ST. GEORGE — Bryan Smethurst was selected by the St. George City Council to fill the council seat left vacant by the death of his stepfather, Joe Bowcutt.
Smethurst was one of 28 applicants interviewed by the City Council Monday. Prior to the special council meeting, each applicant submitted a resume and letter detailing why they should be appointed to fill the remainder of Bowcutt’s term, which ends in January 2022.
“My stepfather taught me community service,” Smethurst said during the three minutes he was given to speak before the council. “He has left me an awesome opportunity to carry on his legacy.”
Bowcutt died Aug. 31, which prompted the city of St. George to issue a public notice calling for residents to apply to fill the council vacancy. Thirty people originally applied, though one eventually withdrew their application and another didn’t show up for Monday’s special meeting.
According to his resume, Smethurst served 36 years with the Utah Army National Guard at the state level and deployed to Afghanistan, where he finished his career in the military as a Command Sergeant Major.
He currently works for Kustom Containers and has served as a volunteer with the St. George Lions Club and Dixie Ambulance.
Smethurst said he can never fill Bowcutt’s shoes but will follow the legacy he created.
“I need to make my own way, and he would want that, too. So I think that’s the way I’m going to go — take his legacy and build on it,” Smethurst said. “I’ll look at the way our city needs to go and work with the council members and our community to figure out what best works for us.”
Moving forward, Smethurst said he will be leaning on his fellow council members as he gains his footing in his new position.
Smethurst became the majority pick among the council after two rounds of voting, though Councilman Ed Baca voted for different individuals both times.
“I believe he’s qualified,” St. George Mayor Jon Pike said of Smethurst’s selection. “I think we will be very well served by Bryan.”
Pike and the rest of the council also praised the caliber of applicants who sought the council seat. Though they weren’t selected, the mayor encouraged the applicants to consider other ways they might serve the city, such as being a member of one of the city’s various citizen-filled committees.
Narrowing down the applicants was a hard process, Councilwoman Michele Randall said. She reviewed the resumes that were sent in and came across many qualified people, but in the end it was Smethurst who won her vote.
“It’s a great fit,” she said. “I think he’ll work well with the council.”
Randall and fellow council member Jimmie Hughes said they “went with their gut” in regard to Smethurst, both ultimately feeling he was the best choice for the job.
“Bryan has the credentials and the community support, I think.
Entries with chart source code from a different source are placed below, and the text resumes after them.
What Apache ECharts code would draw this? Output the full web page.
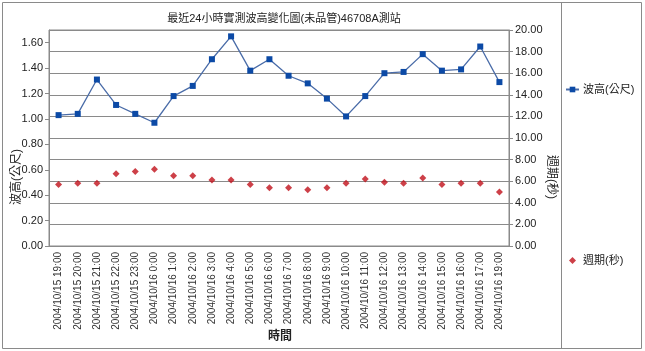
<!DOCTYPE html>
<html><head><meta charset="utf-8">
<script src="https://cdn.jsdelivr.net/npm/echarts@6/dist/echarts.min.js"></script>
<style>html,body{margin:0;padding:0;background:#fff}#c{width:645px;height:351px}</style>
</head><body><div id="c"></div>
<script>
var categories = ['2004/10/15 19:00','2004/10/15 20:00','2004/10/15 21:00','2004/10/15 22:00','2004/10/15 23:00',
 '2004/10/16 0:00','2004/10/16 1:00','2004/10/16 2:00','2004/10/16 3:00','2004/10/16 4:00','2004/10/16 5:00',
 '2004/10/16 6:00','2004/10/16 7:00','2004/10/16 8:00','2004/10/16 9:00','2004/10/16 10:00','2004/10/16 11:00',
 '2004/10/16 12:00','2004/10/16 13:00','2004/10/16 14:00','2004/10/16 15:00','2004/10/16 16:00','2004/10/16 17:00',
 '2004/10/16 19:00'];
var waveHeight = [1.03,1.04,1.31,1.11,1.04,0.97,1.18,1.26,1.47,1.65,1.38,1.47,1.34,1.28,1.16,1.02,1.18,1.36,1.37,1.51,1.38,1.39,1.57,1.29];
var wavePeriod = [5.7,5.8,5.8,6.7,6.9,7.1,6.5,6.5,6.1,6.1,5.7,5.4,5.4,5.2,5.4,5.8,6.2,5.9,5.8,6.3,5.7,5.8,5.8,5.0];
var titleText = '最近24小時實測波高變化圖(未品管)46708A測站';
var seriesNames = ['波高(公尺)','週期(秒)'];
var xName = '時間';

var FONT = '"Liberation Sans","Noto Sans CJK TC",sans-serif';
var chart = echarts.init(document.getElementById('c'));
chart.setOption({
  animation: false,
  textStyle: {fontFamily: FONT},
  title: {text: titleText, left: 279, top: 8, textAlign: 'center',
    textStyle: {fontSize: 11, fontWeight: 'normal', color: '#222', fontFamily: FONT}},
  grid: {left: 49, top: 30, right: 136, bottom: 105, show: true, borderColor: '#8a8a8a', borderWidth: 1},
  legend: [
    {data: [seriesNames[0]], left: 565, top: 84, padding: 0, itemWidth: 13, itemHeight: 7, itemGap: 5,
      textStyle: {fontSize: 11, color: '#222', fontFamily: FONT, padding: [0, 0, 0, -1]}},
    {data: [{name: seriesNames[1], icon: 'diamond'}], left: 569, top: 255, padding: 0, itemWidth: 7, itemHeight: 7,
      textStyle: {fontSize: 11, color: '#222', fontFamily: FONT, padding: [0, 0, 0, 2]}}
  ],
  xAxis: {type: 'category', data: categories, boundaryGap: true,
    axisLine: {lineStyle: {color: '#8a8a8a'}},
    axisTick: {alignWithLabel: true, length: 4, lineStyle: {color: '#8a8a8a'}},
    axisLabel: {rotate: 90, fontSize: 10, color: '#333', margin: 6, interval: 0}},
  yAxis: [
    {type: 'value', min: 0, max: 1.7, interval: 0.2, position: 'left',
      axisLine: {show: true, lineStyle: {color: '#8a8a8a'}},
      axisTick: {show: true, length: 4, lineStyle: {color: '#8a8a8a'}},
      splitLine: {show: false},
      axisLabel: {fontSize: 11, color: '#222', margin: 6, showMaxLabel: false,
        formatter: function (v) { return v > 1.65 ? '' : v.toFixed(2); }}},
    {type: 'value', min: 0, max: 20, interval: 2, position: 'right',
      axisLine: {show: true, lineStyle: {color: '#8a8a8a'}},
      axisTick: {show: true, length: 4, lineStyle: {color: '#8a8a8a'}},
      splitLine: {show: true, lineStyle: {color: '#8a8a8a', width: 1}},
      axisLabel: {fontSize: 11, color: '#222', margin: 6,
        formatter: function (v) { return v.toFixed(2); }}}
  ],
  series: [
    {name: seriesNames[0], type: 'line', yAxisIndex: 0, data: waveHeight,
      symbol: 'rect', symbolSize: 6, showAllSymbol: true,
      lineStyle: {color: '#4a6ca8', width: 1.3},
      itemStyle: {color: '#0c4aa6'}},
    {name: seriesNames[1], type: 'scatter', yAxisIndex: 1, data: wavePeriod,
      symbol: 'diamond', symbolSize: 7,
      itemStyle: {color: '#c0101a'}}
  ],
  graphic: [
    {type: 'rect', shape: {x: 2.5, y: 2.5, width: 639, height: 346}, style: {fill: 'none', stroke: '#8a8a8a', lineWidth: 1}, z: -1},
    {type: 'line', shape: {x1: 561.5, y1: 2.5, x2: 561.5, y2: 348.5}, style: {stroke: '#8a8a8a', lineWidth: 1}},
    {type: 'text', x: 17, y: 177, rotation: Math.PI / 2,
      style: {text: seriesNames[0], fill: '#222', font: '12px ' + FONT, textAlign: 'center', textVerticalAlign: 'middle'}},
    {type: 'text', x: 551, y: 177, rotation: -Math.PI / 2,
      style: {text: seriesNames[1], fill: '#222', font: '12px ' + FONT, textAlign: 'center', textVerticalAlign: 'middle'}},
    {type: 'text', x: 280, y: 337,
      style: {text: xName, fill: '#222', font: 'bold 12px ' + FONT, textAlign: 'center', textVerticalAlign: 'middle'}}
  ]
});
</script></body></html>
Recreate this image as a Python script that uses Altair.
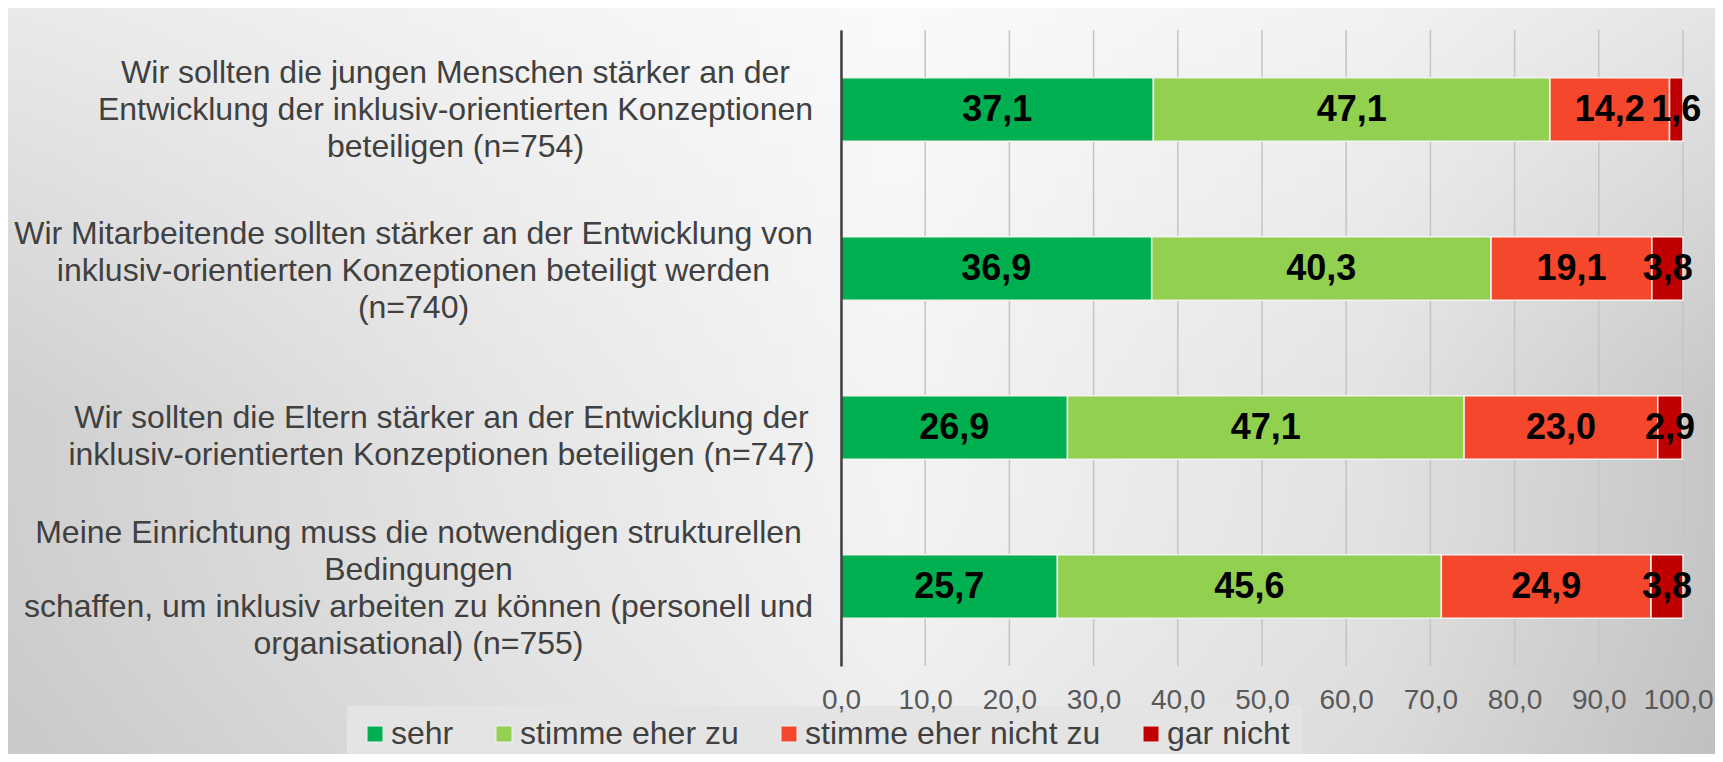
import altair as alt
import pandas as pd

items = [
    "Wir sollten die jungen Menschen stärker an der|Entwicklung der inklusiv-orientierten Konzeptionen|beteiligen (n=754)",
    "Wir Mitarbeitende sollten stärker an der Entwicklung von|inklusiv-orientierten Konzeptionen  beteiligt werden|(n=740)",
    "Wir sollten die Eltern stärker an der Entwicklung der|inklusiv-orientierten Konzeptionen beteiligen (n=747)",
    "Meine Einrichtung muss die notwendigen strukturellen|Bedingungen|schaffen, um inklusiv arbeiten zu können (personell und|organisational) (n=755)",
]
answers = ["sehr", "stimme eher zu", "stimme eher nicht zu", "gar nicht"]
sehr = [37.1, 36.9, 26.9, 25.7]
eher_zu = [47.1, 40.3, 47.1, 45.6]
eher_nicht = [14.2, 19.1, 23.0, 24.9]
gar_nicht = [1.6, 3.8, 2.9, 3.8]
colors = ["#00B050", "#92D050", "#F4472B", "#C00000"]
x_ticks = [0, 10, 20, 30, 40, 50, 60, 70, 80, 90, 100]

# per-label placement of the wrapped category text (layout only)
label_pad = [386, 428, 400, 423]
label_shift = [-37, -35, -10, -54]

series = [sehr, eher_zu, eher_nicht, gar_nicht]
rows = []
for i, item in enumerate(items):
    for j, ans in enumerate(answers):
        v = series[j][i]
        rows.append({"item": item, "answer": ans, "order": j, "value": v,
                     "label": f"{v:.1f}".replace(".", ",")})
df = pd.DataFrame(rows)
ticks_df = pd.DataFrame({"tick": x_ticks})

FONT = "Liberation Sans"
W, H = 842, 636

xscale = alt.Scale(domain=[0, 100], nice=False, clamp=True)

bg = alt.Chart(pd.DataFrame({"k": [0]})).mark_rect(
    fill=alt.LinearGradient(
        gradient="linear", x1=0, y1=0, x2=1, y2=0,
        stops=[alt.GradientStop(color="#cfcfcf", offset=0),
               alt.GradientStop(color="#e6e6e6", offset=0.3),
               alt.GradientStop(color="#f4f4f4", offset=0.52),
               alt.GradientStop(color="#e2e2e2", offset=0.8),
               alt.GradientStop(color="#c6c6c6", offset=1)]),
).encode(x=alt.value(-833), x2=alt.value(W + 32), y=alt.value(-22), y2=alt.value(H + 88))

shade = alt.Chart(pd.DataFrame({"k": [0]})).mark_rect(
    fill=alt.LinearGradient(
        gradient="linear", x1=0, y1=0, x2=0, y2=1,
        stops=[alt.GradientStop(color="rgba(255,255,255,0.55)", offset=0),
               alt.GradientStop(color="rgba(255,255,255,0.0)", offset=0.55),
               alt.GradientStop(color="rgba(0,0,0,0.03)", offset=1)]),
).encode(x=alt.value(-833), x2=alt.value(W + 32), y=alt.value(-22), y2=alt.value(H + 88))

grid = alt.Chart(ticks_df).mark_rule(color="#c4c4c4", strokeWidth=1.5).encode(
    x=alt.X("tick:Q", scale=xscale),
    y=alt.value(0), y2=alt.value(H),
)

base = alt.Chart(df).transform_stack(
    stack="value", as_=["x0", "x1"], groupby=["item"],
    sort=[alt.SortField("order", order="ascending")]
).transform_calculate(mid="(datum.x0 + datum.x1) / 2")

pad_cond = {"condition": [{"test": f"datum.value === '{it}'", "value": p}
                          for it, p in zip(items, label_pad)], "value": 410}
off_cond = {"condition": [{"test": f"datum.value === '{it}'", "value": s}
                          for it, s in zip(items, label_shift)], "value": 0}
xoff_cond = {"condition": {"test": "datum.value === 100", "value": -5}, "value": 0}

yenc = alt.Y("item:N", sort=items,
             scale=alt.Scale(paddingInner=0.6, paddingOuter=0.3),
             axis=alt.Axis(title=None, labelExpr="split(datum.label, '|')",
                           labelFont=FONT, labelFontSize=32, labelLineHeight=37,
                           labelColor="#404040", labelAlign="center",
                           labelBaseline="middle", labelPadding=pad_cond,
                           labelOffset=off_cond, labelLimit=0,
                           ticks=False, grid=False, domain=True,
                           domainColor="#404040", domainWidth=2.5, zindex=1))

bars = base.mark_bar(stroke="#f2f2f2", strokeWidth=1.5).encode(
    x=alt.X("x0:Q", scale=xscale,
            axis=alt.Axis(title=None, values=x_ticks,
                          labelExpr="replace(format(datum.value, '.1f'), '.', ',')",
                          labelFont=FONT, labelFontSize=28, labelColor="#595959",
                          labelPadding=20, labelOverlap=False, labelFlush=False,
                          labelOffset=xoff_cond,
                          ticks=False, domain=False, grid=False, zindex=1)),
    x2="x1:Q",
    y=yenc,
    color=alt.Color("answer:N", sort=answers,
                    scale=alt.Scale(domain=answers, range=colors),
                    legend=alt.Legend(title=None, orient="none", direction="horizontal",
                                      legendX=-494, legendY=676,
                                      labelFont=FONT, labelFontSize=32, labelColor="#404040",
                                      symbolType="square", symbolSize=256,
                                      symbolStrokeColor="#f0f0f0", symbolStrokeWidth=1,
                                      labelOffset=0, columnPadding=34, padding=12,
                                      fillColor="#e4e4e4", labelLimit=0)),
)

texts = base.mark_text(font=FONT, fontSize=36, fontWeight="bold", color="#000000",
                       align="center", baseline="middle").encode(
    x=alt.X("mid:Q"),
    y=alt.Y("item:N", sort=items),
    text=alt.Text("label:N"),
)

chart = alt.layer(bg, shade, grid, bars, texts).properties(
    width=W, height=H,
    padding={"left": 833, "top": 22, "right": 32, "bottom": 88},
    autosize=alt.AutoSizeParams(type="none"),
    background="#dcdcdc",
).configure_view(stroke=None, fill=None)

chart.save("out.html", embed_options={"renderer": "svg", "actions": False})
It just felt right – right in the gut,” Hughes said.
Prior to the vote, Pike said the council had individually reviewed the applications the week before Monday’s meeting. Per state law, the council couldn’t meet collectively and deliberate beforehand, so Monday was the first time they were able to meet as a body to interview candidates face-to-face.
“I like that it’s a public process,” Pike said. “You can’t rehearse this stuff.”
The last time the city had to replace a council member was January 2014 when Pike became the mayor and vacated his former council seat.
At the time, 24 people applied for the seat, and Bette Arial was ultimately appointed to fill the seat. She later ran for the seat and was elected.